Figure scripts:
########

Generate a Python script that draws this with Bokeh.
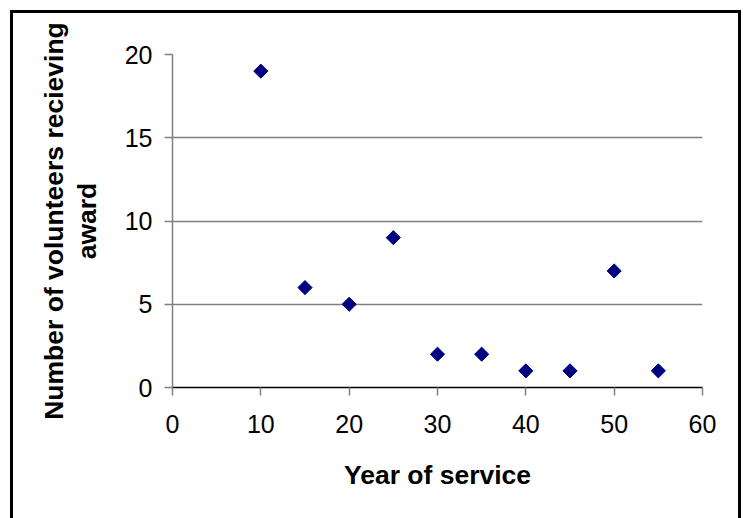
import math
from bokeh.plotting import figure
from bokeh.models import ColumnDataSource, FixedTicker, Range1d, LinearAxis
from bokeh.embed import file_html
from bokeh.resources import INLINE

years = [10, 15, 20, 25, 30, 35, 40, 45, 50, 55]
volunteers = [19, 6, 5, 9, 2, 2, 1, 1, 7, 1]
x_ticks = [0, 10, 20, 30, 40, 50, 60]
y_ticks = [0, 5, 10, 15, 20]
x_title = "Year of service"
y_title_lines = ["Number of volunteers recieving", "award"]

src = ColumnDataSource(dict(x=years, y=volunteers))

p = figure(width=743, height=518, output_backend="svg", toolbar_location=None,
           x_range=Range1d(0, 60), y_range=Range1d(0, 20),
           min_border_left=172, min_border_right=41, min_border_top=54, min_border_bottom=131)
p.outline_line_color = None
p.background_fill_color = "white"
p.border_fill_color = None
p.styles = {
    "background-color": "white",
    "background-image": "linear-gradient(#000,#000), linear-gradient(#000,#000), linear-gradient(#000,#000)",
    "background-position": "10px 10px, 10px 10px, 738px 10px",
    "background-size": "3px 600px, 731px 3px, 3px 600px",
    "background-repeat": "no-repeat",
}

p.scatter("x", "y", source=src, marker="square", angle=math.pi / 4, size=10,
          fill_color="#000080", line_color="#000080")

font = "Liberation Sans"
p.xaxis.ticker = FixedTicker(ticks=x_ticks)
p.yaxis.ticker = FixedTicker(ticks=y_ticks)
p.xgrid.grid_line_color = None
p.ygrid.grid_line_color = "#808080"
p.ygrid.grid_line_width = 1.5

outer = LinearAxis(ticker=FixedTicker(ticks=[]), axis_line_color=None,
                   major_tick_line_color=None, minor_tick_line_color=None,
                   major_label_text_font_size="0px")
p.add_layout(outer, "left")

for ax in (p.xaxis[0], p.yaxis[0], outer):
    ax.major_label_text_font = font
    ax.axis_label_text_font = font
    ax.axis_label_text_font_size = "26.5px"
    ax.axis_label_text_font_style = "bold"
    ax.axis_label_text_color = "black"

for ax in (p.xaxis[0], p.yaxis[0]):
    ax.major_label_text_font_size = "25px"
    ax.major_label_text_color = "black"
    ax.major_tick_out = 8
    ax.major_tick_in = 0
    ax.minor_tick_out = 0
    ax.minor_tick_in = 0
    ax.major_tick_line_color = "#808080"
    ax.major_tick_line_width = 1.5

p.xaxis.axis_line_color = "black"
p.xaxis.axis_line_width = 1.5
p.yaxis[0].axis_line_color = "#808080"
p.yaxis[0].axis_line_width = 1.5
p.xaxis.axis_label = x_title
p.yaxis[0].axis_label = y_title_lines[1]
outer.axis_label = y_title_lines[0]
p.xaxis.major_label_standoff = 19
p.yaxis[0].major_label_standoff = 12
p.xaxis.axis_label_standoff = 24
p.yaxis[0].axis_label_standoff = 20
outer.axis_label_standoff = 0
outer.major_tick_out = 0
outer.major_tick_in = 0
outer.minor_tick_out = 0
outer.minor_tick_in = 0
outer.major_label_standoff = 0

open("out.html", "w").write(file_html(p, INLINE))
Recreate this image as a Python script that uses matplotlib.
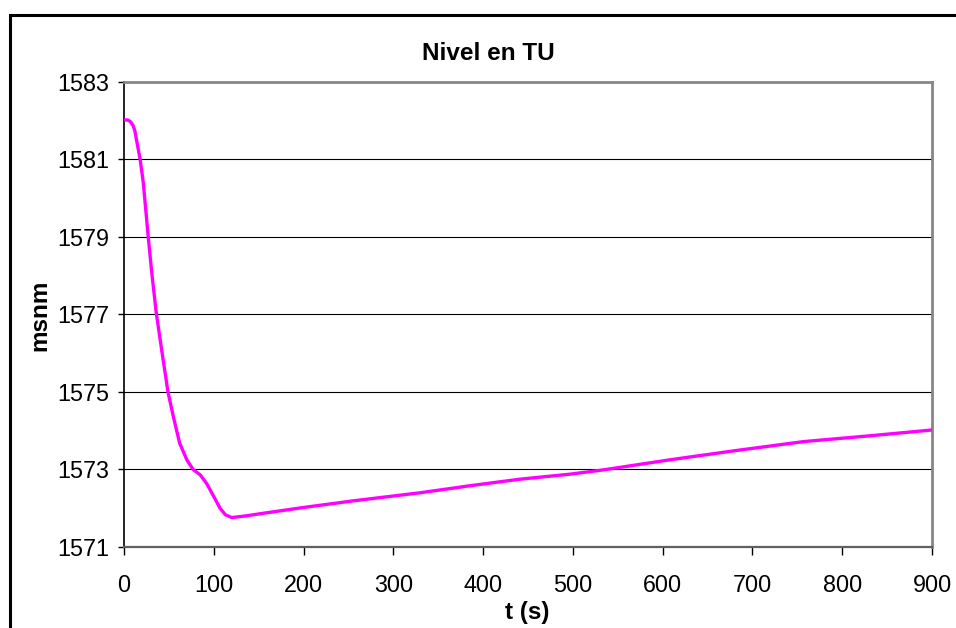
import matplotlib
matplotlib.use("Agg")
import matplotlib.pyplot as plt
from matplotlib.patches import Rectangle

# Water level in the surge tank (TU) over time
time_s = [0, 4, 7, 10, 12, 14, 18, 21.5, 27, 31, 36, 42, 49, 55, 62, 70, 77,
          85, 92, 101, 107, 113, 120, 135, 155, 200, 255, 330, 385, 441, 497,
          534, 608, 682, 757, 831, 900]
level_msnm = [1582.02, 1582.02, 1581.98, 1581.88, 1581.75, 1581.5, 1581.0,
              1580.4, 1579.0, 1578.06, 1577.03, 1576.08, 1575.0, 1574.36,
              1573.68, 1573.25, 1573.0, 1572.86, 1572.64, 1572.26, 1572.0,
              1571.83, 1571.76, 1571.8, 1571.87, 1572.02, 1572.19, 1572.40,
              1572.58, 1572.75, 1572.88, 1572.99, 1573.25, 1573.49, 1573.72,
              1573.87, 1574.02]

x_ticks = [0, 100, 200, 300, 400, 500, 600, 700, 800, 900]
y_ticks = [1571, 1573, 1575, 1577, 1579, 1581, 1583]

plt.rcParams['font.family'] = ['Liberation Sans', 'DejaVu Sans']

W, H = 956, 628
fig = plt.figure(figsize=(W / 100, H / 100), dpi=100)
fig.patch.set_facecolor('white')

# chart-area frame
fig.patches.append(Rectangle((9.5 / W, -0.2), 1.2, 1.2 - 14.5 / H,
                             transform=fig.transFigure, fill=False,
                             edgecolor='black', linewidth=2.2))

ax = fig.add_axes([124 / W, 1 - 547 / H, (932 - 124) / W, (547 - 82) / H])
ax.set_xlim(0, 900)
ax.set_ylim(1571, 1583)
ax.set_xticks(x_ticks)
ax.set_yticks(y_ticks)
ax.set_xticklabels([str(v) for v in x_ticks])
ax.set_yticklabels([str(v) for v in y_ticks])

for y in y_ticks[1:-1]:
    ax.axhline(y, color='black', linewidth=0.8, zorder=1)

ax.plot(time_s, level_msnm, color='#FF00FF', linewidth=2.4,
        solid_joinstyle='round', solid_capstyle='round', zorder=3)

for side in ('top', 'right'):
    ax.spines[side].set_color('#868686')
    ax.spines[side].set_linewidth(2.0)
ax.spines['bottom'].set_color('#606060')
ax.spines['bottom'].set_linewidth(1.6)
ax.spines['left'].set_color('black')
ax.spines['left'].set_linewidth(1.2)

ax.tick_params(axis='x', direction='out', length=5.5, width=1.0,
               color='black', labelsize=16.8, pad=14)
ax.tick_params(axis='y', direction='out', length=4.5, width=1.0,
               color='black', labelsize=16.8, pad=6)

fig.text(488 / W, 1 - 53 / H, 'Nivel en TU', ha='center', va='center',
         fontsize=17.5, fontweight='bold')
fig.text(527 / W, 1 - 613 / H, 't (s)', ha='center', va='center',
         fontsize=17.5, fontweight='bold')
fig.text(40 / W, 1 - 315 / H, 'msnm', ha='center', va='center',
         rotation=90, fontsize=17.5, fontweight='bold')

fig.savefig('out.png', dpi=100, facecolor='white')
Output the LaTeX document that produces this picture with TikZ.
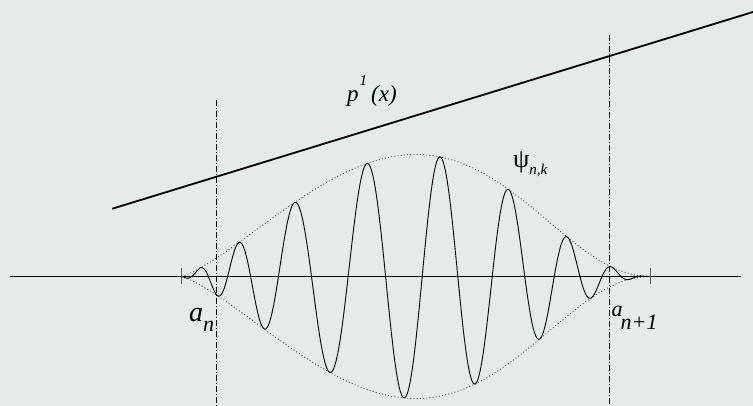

########

Give the lines above again exactly, from the one containing "Recreate this image" to the one containing "edgecolor='black', linewidth=2.2))", both included, but leave out the pictures.

§ **Response below**
Recreate this image as a Python script that uses matplotlib.
import matplotlib
matplotlib.use("Agg")
import matplotlib.pyplot as plt
from matplotlib.patches import Rectangle

# Water level in the surge tank (TU) over time
time_s = [0, 4, 7, 10, 12, 14, 18, 21.5, 27, 31, 36, 42, 49, 55, 62, 70, 77,
          85, 92, 101, 107, 113, 120, 135, 155, 200, 255, 330, 385, 441, 497,
          534, 608, 682, 757, 831, 900]
level_msnm = [1582.02, 1582.02, 1581.98, 1581.88, 1581.75, 1581.5, 1581.0,
              1580.4, 1579.0, 1578.06, 1577.03, 1576.08, 1575.0, 1574.36,
              1573.68, 1573.25, 1573.0, 1572.86, 1572.64, 1572.26, 1572.0,
              1571.83, 1571.76, 1571.8, 1571.87, 1572.02, 1572.19, 1572.40,
              1572.58, 1572.75, 1572.88, 1572.99, 1573.25, 1573.49, 1573.72,
              1573.87, 1574.02]

x_ticks = [0, 100, 200, 300, 400, 500, 600, 700, 800, 900]
y_ticks = [1571, 1573, 1575, 1577, 1579, 1581, 1583]

plt.rcParams['font.family'] = ['Liberation Sans', 'DejaVu Sans']

W, H = 956, 628
fig = plt.figure(figsize=(W / 100, H / 100), dpi=100)
fig.patch.set_facecolor('white')

# chart-area frame
fig.patches.append(Rectangle((9.5 / W, -0.2), 1.2, 1.2 - 14.5 / H,
                             transform=fig.transFigure, fill=False,
                             edgecolor='black', linewidth=2.2))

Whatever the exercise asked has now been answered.